> DATASET RECORDS:
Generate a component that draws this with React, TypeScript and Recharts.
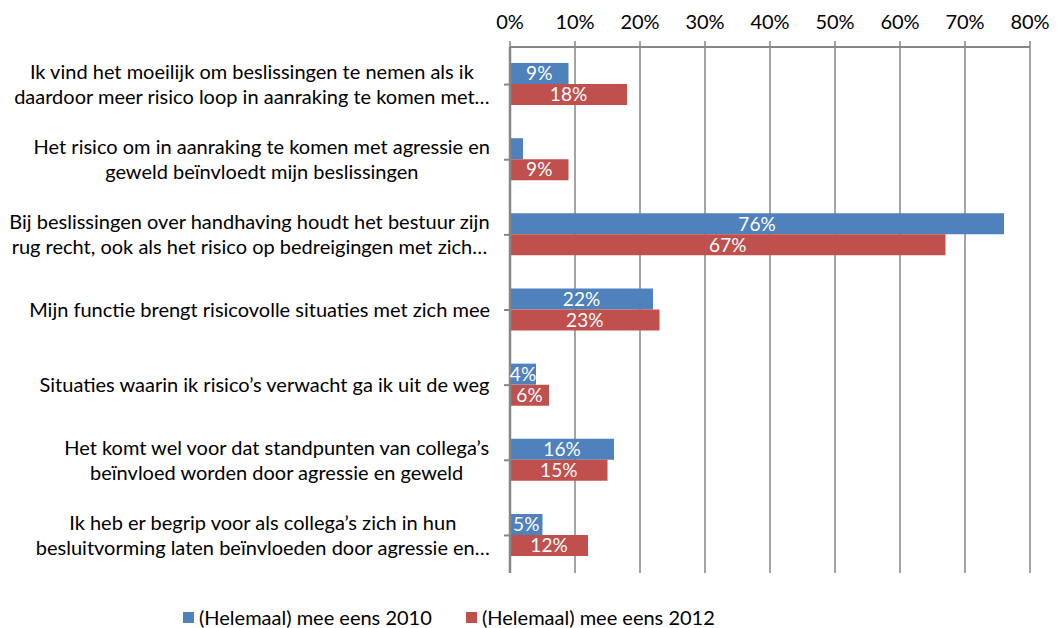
import React from "react";
import { BarChart, Bar, XAxis, YAxis, CartesianGrid, Legend, LabelList } from "recharts";

const FONT = "Lato, 'Open Sans', sans-serif";
const FONT_SIZE = 20;

// category labels, as wrapped in the original
const categoryLines: string[][] = [
  ["Ik vind het moeilijk om beslissingen te nemen als ik", "daardoor meer risico loop in aanraking te komen met…"],
  ["Het risico om in aanraking te komen met agressie en", "geweld beïnvloedt mijn beslissingen"],
  ["Bij beslissingen over handhaving houdt het bestuur zijn", "rug recht, ook als het risico op bedreigingen met zich…"],
  ["Mijn functie brengt risicovolle situaties met zich mee"],
  ["Situaties waarin ik risico’s verwacht ga ik uit de weg"],
  ["Het komt wel voor dat standpunten van collega’s", "beïnvloed worden door agressie en geweld"],
  ["Ik heb er begrip voor als collega’s zich in hun", "besluitvorming laten beïnvloeden door agressie en…"],
];
const categories = categoryLines.map((l) => l.join(" "));

const values2010 = [9, 2, 76, 22, 4, 16, 5];
const values2012 = [18, 9, 67, 23, 6, 15, 12];

const xTicks = [0, 10, 20, 30, 40, 50, 60, 70, 80];

const series = [
  { key: "v2010", name: "(Helemaal) mee eens 2010", color: "#4F81BD" },
  { key: "v2012", name: "(Helemaal) mee eens 2012", color: "#C0504D" },
];

const data = categories.map((c, i) => ({ category: c, v2010: values2010[i], v2012: values2012[i] }));

let ctx: CanvasRenderingContext2D | null = null;
const measure = (s: string) => {
  if (!ctx) ctx = document.createElement("canvas").getContext("2d");
  if (!ctx) return s.length * 9;
  ctx.font = `${FONT_SIZE}px ${FONT}`;
  return ctx.measureText(s).width;
};

const CategoryTick = (props: any) => {
  const { y, payload } = props;
  const idx = categories.indexOf(payload.value);
  const lines = idx >= 0 ? categoryLines[idx] : [String(payload.value)];
  const maxW = Math.max(...lines.map(measure));
  const cx = 490 - maxW / 2;
  const lh = 25;
  const y0 = y - ((lines.length - 1) * lh) / 2;
  return (
    <g>
      {lines.map((l, i) => (
        <text key={i} x={cx} y={y0 + i * lh} dy="0.35em" textAnchor="middle" fill="#000" fontSize={FONT_SIZE} fontFamily={FONT}>
          {l}
        </text>
      ))}
    </g>
  );
};

const BarLabel = (props: any) => {
  const { x, y, width, height, value } = props;
  if (value < 3) return null;
  return (
    <text x={x + width / 2} y={y + height / 2} dy="0.35em" textAnchor="middle" fill="#fff" fontSize={FONT_SIZE - 1} fontFamily={FONT}>
      {value}%
    </text>
  );
};

const LegendContent = () => (
  <div style={{ position: "relative", height: 20, fontFamily: FONT, fontSize: FONT_SIZE, color: "#000", lineHeight: "20px" }}>
    {series.map((s, i) => (
      <div key={s.key} style={{ position: "absolute", left: i === 0 ? 183 : 466, top: 0, display: "flex", alignItems: "center", whiteSpace: "nowrap" }}>
        <span style={{ display: "inline-block", width: 11, height: 11, background: s.color, marginRight: 5 }} />
        <span>{s.name}</span>
      </div>
    ))}
  </div>
);

export default function App() {
  return (
    <div style={{ position: "absolute", left: 0, top: 0, width: 1064, height: 628, background: "#fff" }}>
      <BarChart
        width={1064}
        height={628}
        data={data}
        layout="vertical"
        margin={{ top: 0, right: 34, bottom: 35, left: 0 }}
        barCategoryGap="21.4%"
        barGap={0}
        style={{ fontFamily: FONT }}
      >
        <CartesianGrid horizontal={false} stroke="#868686" strokeWidth={1.5} />
        <XAxis
          type="number"
          orientation="top"
          domain={[0, 80]}
          ticks={xTicks}
          tickFormatter={(v) => `${v}%`}
          height={47}
          tickSize={6}
          tickMargin={12}
          axisLine={{ stroke: "#868686", strokeWidth: 2 }}
          tickLine={{ stroke: "#868686", strokeWidth: 1.5 }}
          tick={{ fill: "#000", fontSize: FONT_SIZE, fontFamily: FONT }}
        />
        <YAxis
          type="category"
          dataKey="category"
          width={510}
          tickSize={6}
          axisLine={{ stroke: "#868686", strokeWidth: 2.5 }}
          tickLine={{ stroke: "#868686", strokeWidth: 2 }}
          tick={<CategoryTick />}
          interval={0}
        />
        <Legend
          verticalAlign="bottom"
          content={<LegendContent />}
          wrapperStyle={{ position: "absolute", left: 0, top: 607, width: 1064, height: 20 }}
        />
        {series.map((s) => (
          <Bar key={s.key} dataKey={s.key} name={s.name} fill={s.color} isAnimationActive={false}>
            <LabelList dataKey={s.key} content={<BarLabel />} />
          </Bar>
        ))}
      </BarChart>
    </div>
  );
}
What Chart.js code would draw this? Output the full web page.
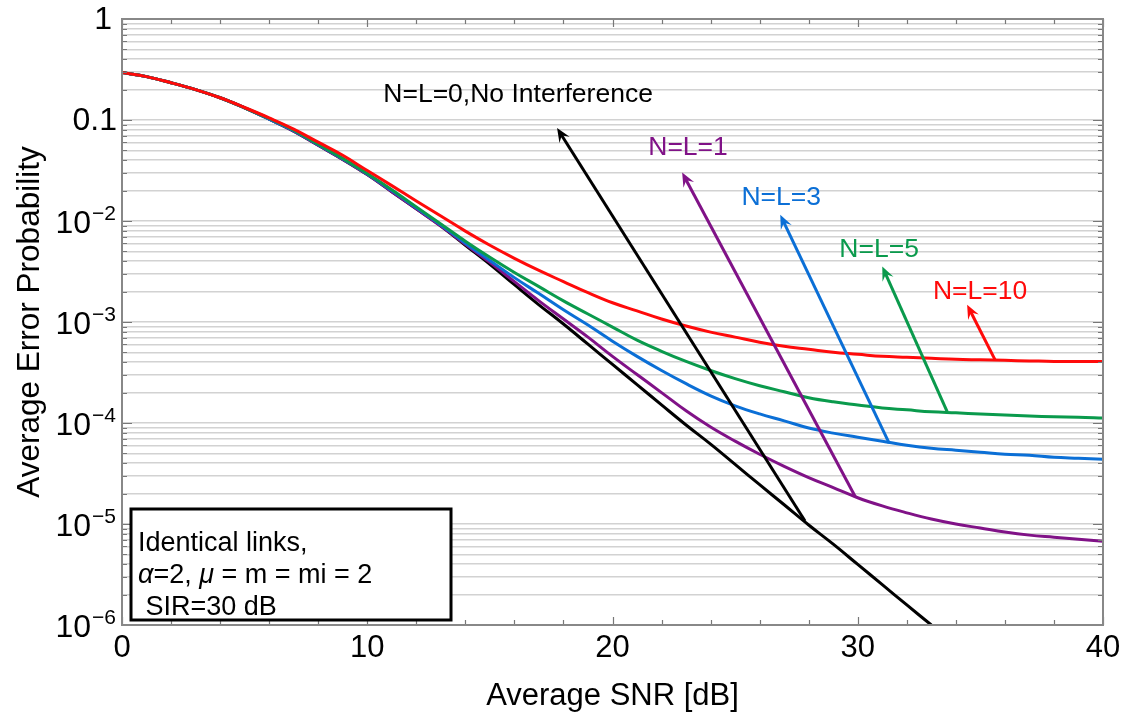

> WHAT TO WORK ON: Every line of the material is to be quoted exactly, with no pictures carried over.

> TASK OUTPUT:
Generate a component that draws this with React, TypeScript and Recharts.
import React from "react";
import { BarChart, Bar, XAxis, YAxis, CartesianGrid, Legend, LabelList } from "recharts";

const FONT = "Lato, 'Open Sans', sans-serif";
const FONT_SIZE = 20;

// category labels, as wrapped in the original
const categoryLines: string[][] = [
  ["Ik vind het moeilijk om beslissingen te nemen als ik", "daardoor meer risico loop in aanraking te komen met…"],
  ["Het risico om in aanraking te komen met agressie en", "geweld beïnvloedt mijn beslissingen"],
  ["Bij beslissingen over handhaving houdt het bestuur zijn", "rug recht, ook als het risico op bedreigingen met zich…"],
  ["Mijn functie brengt risicovolle situaties met zich mee"],
  ["Situaties waarin ik risico’s verwacht ga ik uit de weg"],
  ["Het komt wel voor dat standpunten van collega’s", "beïnvloed worden door agressie en geweld"],
  ["Ik heb er begrip voor als collega’s zich in hun", "besluitvorming laten beïnvloeden door agressie en…"],
];
const categories = categoryLines.map((l) => l.join(" "));

const values2010 = [9, 2, 76, 22, 4, 16, 5];
const values2012 = [18, 9, 67, 23, 6, 15, 12];

const xTicks = [0, 10, 20, 30, 40, 50, 60, 70, 80];

const series = [
  { key: "v2010", name: "(Helemaal) mee eens 2010", color: "#4F81BD" },
  { key: "v2012", name: "(Helemaal) mee eens 2012", color: "#C0504D" },
];

const data = categories.map((c, i) => ({ category: c, v2010: values2010[i], v2012: values2012[i] }));

let ctx: CanvasRenderingContext2D | null = null;
const measure = (s: string) => {
  if (!ctx) ctx = document.createElement("canvas").getContext("2d");
  if (!ctx) return s.length * 9;
  ctx.font = `${FONT_SIZE}px ${FONT}`;
  return ctx.measureText(s).width;
};

const CategoryTick = (props: any) => {
  const { y, payload } = props;
  const idx = categories.indexOf(payload.value);
  const lines = idx >= 0 ? categoryLines[idx] : [String(payload.value)];
  const maxW = Math.max(...lines.map(measure));
  const cx = 490 - maxW / 2;
  const lh = 25;
  const y0 = y - ((lines.length - 1) * lh) / 2;
  return (
    <g>
      {lines.map((l, i) => (
        <text key={i} x={cx} y={y0 + i * lh} dy="0.35em" textAnchor="middle" fill="#000" fontSize={FONT_SIZE} fontFamily={FONT}>
          {l}
        </text>
      ))}
    </g>
  );
};

const BarLabel = (props: any) => {
  const { x, y, width, height, value } = props;
  if (value < 3) return null;
  return (
    <text x={x + width / 2} y={y + height / 2} dy="0.35em" textAnchor="middle" fill="#fff" fontSize={FONT_SIZE - 1} fontFamily={FONT}>
      {value}%
    </text>
  );
};

const LegendContent = () => (
  <div style={{ position: "relative", height: 20, fontFamily: FONT, fontSize: FONT_SIZE, color: "#000", lineHeight: "20px" }}>
    {series.map((s, i) => (
      <div key={s.key} style={{ position: "absolute", left: i === 0 ? 183 : 466, top: 0, display: "flex", alignItems: "center", whiteSpace: "nowrap" }}>
        <span style={{ display: "inline-block", width: 11, height: 11, background: s.color, marginRight: 5 }} />
        <span>{s.name}</span>
      </div>
    ))}
  </div>
);

export default function App() {
  return (
    <div style={{ position: "absolute", left: 0, top: 0, width: 1064, height: 628, background: "#fff" }}>
      <BarChart
        width={1064}
        height={628}
        data={data}
        layout="vertical"
        margin={{ top: 0, right: 34, bottom: 35, left: 0 }}
        barCategoryGap="21.4%"
        barGap={0}
        style={{ fontFamily: FONT }}
      >
        <CartesianGrid horizontal={false} stroke="#868686" strokeWidth={1.5} />
        <XAxis
          type="number"
          orientation="top"
          domain={[0, 80]}
          ticks={xTicks}
          tickFormatter={(v) => `${v}%`}
          height={47}
          tickSize={6}
          tickMargin={12}
          axisLine={{ stroke: "#868686", strokeWidth: 2 }}
          tickLine={{ stroke: "#868686", strokeWidth: 1.5 }}
          tick={{ fill: "#000", fontSize: FONT_SIZE, fontFamily: FONT }}
        />
        <YAxis
          type="category"
          dataKey="category"
          width={510}
          tickSize={6}
          axisLine={{ stroke: "#868686", strokeWidth: 2.5 }}
          tickLine={{ stroke: "#868686", strokeWidth: 2 }}
          tick={<CategoryTick />}
          interval={0}
        />
        <Legend
          verticalAlign="bottom"
          content={<LegendContent />}
          wrapperStyle={{ position: "absolute", left: 0, top: 607, width: 1064, height: 20 }}
        />
        {series.map((s) => (
          <Bar key={s.key} dataKey={s.key} name={s.name} fill={s.color} isAnimationActive={false}>
            <LabelList dataKey={s.key} content={<BarLabel />} />
          </Bar>
        ))}
      </BarChart>
    </div>
  );
}
What Chart.js code would draw this? Output the full web page.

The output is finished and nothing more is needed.